Rethinking Scale: The Efficacy of Fine-Tuned Open-Source LLMs in Large-Scale Reproducible Social Science Research
This addresses the need for transparent, reproducible, and cost-effective LLM use in social science research, offering an incremental improvement over existing methods.
The study tackled the problem of using large language models (LLMs) for scalable text classification in social science research by showing that small, fine-tuned open-source LLMs can achieve equal or superior performance to models like ChatGPT-4, with exploration of training set size effects and a proposed hybrid workflow.
Large Language Models (LLMs) are distinguished by their architecture, which dictates their parameter size and performance capabilities. Social scientists have increasingly adopted LLMs for text classification tasks, which are difficult to scale with human coders. While very large, closed-source models often deliver superior performance, their use presents significant risks. These include lack of transparency, potential exposure of sensitive data, challenges to replicability, and dependence on proprietary systems. Additionally, their high costs make them impractical for large-scale research projects. In contrast, open-source models, although available in various sizes, may underperform compared to commercial alternatives if used without further fine-tuning.

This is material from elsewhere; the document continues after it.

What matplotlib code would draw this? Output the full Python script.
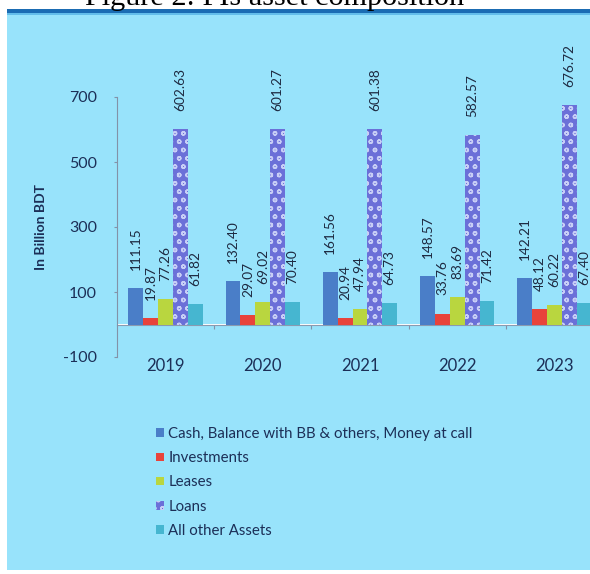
import numpy as np
import matplotlib
matplotlib.use('Agg')
import matplotlib.pyplot as plt
from matplotlib.patches import Rectangle

# asset composition of FIs, in billion BDT
years = ['2019', '2020', '2021', '2022', '2023']
cash = [111.15, 132.40, 161.56, 148.57, 142.21]
investments = [19.87, 29.07, 20.94, 33.76, 48.12]
leases = [77.26, 69.02, 47.94, 83.69, 60.22]
loans = [602.63, 601.27, 601.38, 582.57, 676.72]
other_assets = [61.82, 70.40, 64.73, 71.42, 67.40]

series_names = ['Cash, Balance with BB & others, Money at call', 'Investments',
                'Leases', 'Loans', 'All other Assets']
series_vals = [cash, investments, leases, loans, other_assets]
series_colors = ['#4a7ec8', '#e8433b', '#b9d63f', '#6b70d8', '#46b6d0']

plt.rcParams['font.family'] = ['Lato', 'DejaVu Sans']
plt.rcParams['axes.unicode_minus'] = False
navy = '#1c2f57'

W, H = 590, 574
fig = plt.figure(figsize=(W / 100, H / 100), dpi=100)

# light blue panel with a dark band along its top
fig.patches.append(Rectangle((7 / W, 4 / H), 1, (H - 4 - 13) / H, transform=fig.transFigure,
                             facecolor='#98e3fb', edgecolor='none', zorder=-2))
fig.patches.append(Rectangle((7 / W, (H - 13) / H), 1, 4 / H, transform=fig.transFigure,
                             facecolor='#1b6cb3', edgecolor='none', zorder=-1))
fig.patches.append(Rectangle((7 / W, (H - 15) / H), 1, 2 / H, transform=fig.transFigure,
                             facecolor='#63bdea', edgecolor='none', zorder=-1))

fig.text(0.465, 1 - 5 / H, 'Figure 2: FIs asset composition', family='Liberation Serif',
         fontsize=21.8, ha='center', va='baseline')

ax = fig.add_axes([117 / W, (H - 357) / H, 486 / W, 260 / H])
ax.set_facecolor('none')
ax.set_xlim(-0.5, 4.5)
ax.set_ylim(-100, 700)

x = np.arange(len(years))
width = 0.153
handles = []
for i, (name, vals, col) in enumerate(zip(series_names, series_vals, series_colors)):
    pos = x + (i - 2) * width
    if name == 'Loans':
        bars = ax.bar(pos, vals, width, color=col, edgecolor='#c8cff6', hatch='oo',
                      linewidth=0, label=name)
    else:
        bars = ax.bar(pos, vals, width, color=col, linewidth=0, label=name)
    handles.append(bars)
    for p, v in zip(pos, vals):
        ax.annotate(f'{v:.2f}', (p, v), xytext=(0, 13), textcoords='offset points',
                    rotation=90, ha='center', va='bottom', fontsize=9.8, color='#1d2940')

# axes styling
for s in ['top', 'right', 'bottom']:
    ax.spines[s].set_visible(False)
ax.spines['left'].set_color('#8392a8')
ax.set_yticks([-100, 100, 300, 500, 700])
ax.tick_params(axis='y', length=2.5, color='#8392a8', pad=12, labelsize=11.5, labelcolor=navy)
ax.set_xticks(x)
ax.set_xticklabels(years)
ax.tick_params(axis='x', length=0, pad=1, labelsize=12, labelcolor=navy)

# zero line with group separators
zero = ax.secondary_xaxis(0.125)
zero.set_xticks([0.5, 1.5, 2.5, 3.5])
zero.tick_params(length=3, color='#8392a8', labelbottom=False)
zero.spines['bottom'].set_color('#8a9ab0')

ax.set_ylabel('In Billion BDT', fontsize=10, fontweight='bold', color=navy)
ax.yaxis.set_label_coords(-0.145, 0.5)

fig.legend(handles=handles, loc='upper left', bbox_to_anchor=(150 / W, 1 - 421 / H),
           frameon=False, fontsize=10.8, labelcolor=navy, handlelength=0.5, handleheight=0.5,
           handletextpad=0.32, labelspacing=0.68, borderaxespad=0)

fig.savefig('out.png', dpi=100)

However, open-source models offer distinct advantages: they can be run locally (ensuring data privacy), fine-tuned for specific tasks, shared within the research community, and integrated into reproducible workflows. This study demonstrates that small, fine-tuned open-source LLMs can achieve equal or superior performance to models such as ChatGPT-4. We further explore the relationship between training set size and fine-tuning efficacy in open-source models. Finally, we propose a hybrid workflow that leverages the strengths of both open and closed models, offering a balanced approach to performance, transparency, and reproducibility.